Any "Commission-Identified Issuer" will be required to submit documentation to the SEC certifying (if true) that it is not owned or controlled by a governmental entity in the public accounting firm's foreign jurisdiction.

A Commission-Identified Issuer that is a "foreign issuer" as defined in Exchange Act Rule 3b-4 will be required to provide certain additional disclosures in its annual report for itself and any of its consolidated foreign operating entities.

Required disclosures include:

  • The percentage of the shares of the issuer owned by governmental entities in the foreign jurisdiction in which the issuer is incorporated or otherwise organized;
  • Whether governmental entities in the applicable foreign jurisdiction with respect to the registered public accounting firm have a controlling financial interest with respect to the issuer;
  • The name of each official of the Chinese Communist Party who is a member of the board of directors of the issuer or the operating entity of the issuer; and
  • Whether the articles of incorporation of the issuer (or equivalent organizing document) contain any charter of the Chinese Communist Party, including the text of any such charter.

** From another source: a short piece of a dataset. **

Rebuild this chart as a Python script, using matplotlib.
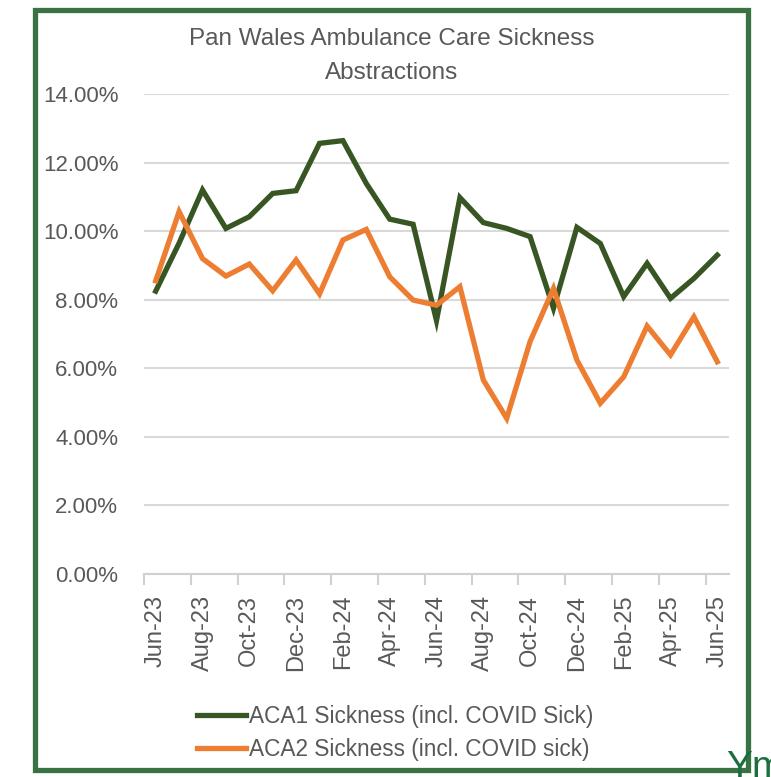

The SEC has established procedures to identify issuers and impose trading prohibitions on the securities of certain Commission-Identified Issuers.

A Commission-Identified Issuer will be required to comply with the submission and disclosure requirements in the annual report for each year in which it was identified. If a registrant is identified as a Commission-Identified Issuer based on its annual report for the fiscal year ended Dec. 31, 2021, the registrant will be required to comply with the submission or disclosure requirements in its annual report filing covering the fiscal year ended Dec. 31, 2022.

The rules implement requirements set forth in the Holding Foreign Companies Accountable Act, P.L. 116-222.

"The final rule furthers the mandate that Congress laid out and gets to the heart of the SEC's mission to protect investors," SEC Chair Gary Gensler said in a news release. "The commission and the PCAOB will continue to work together to ensure that the auditors of foreign companies accessing U.S. capital markets play by our rules. We hope foreign governments will, working with the PCAOB, take action to make that possible."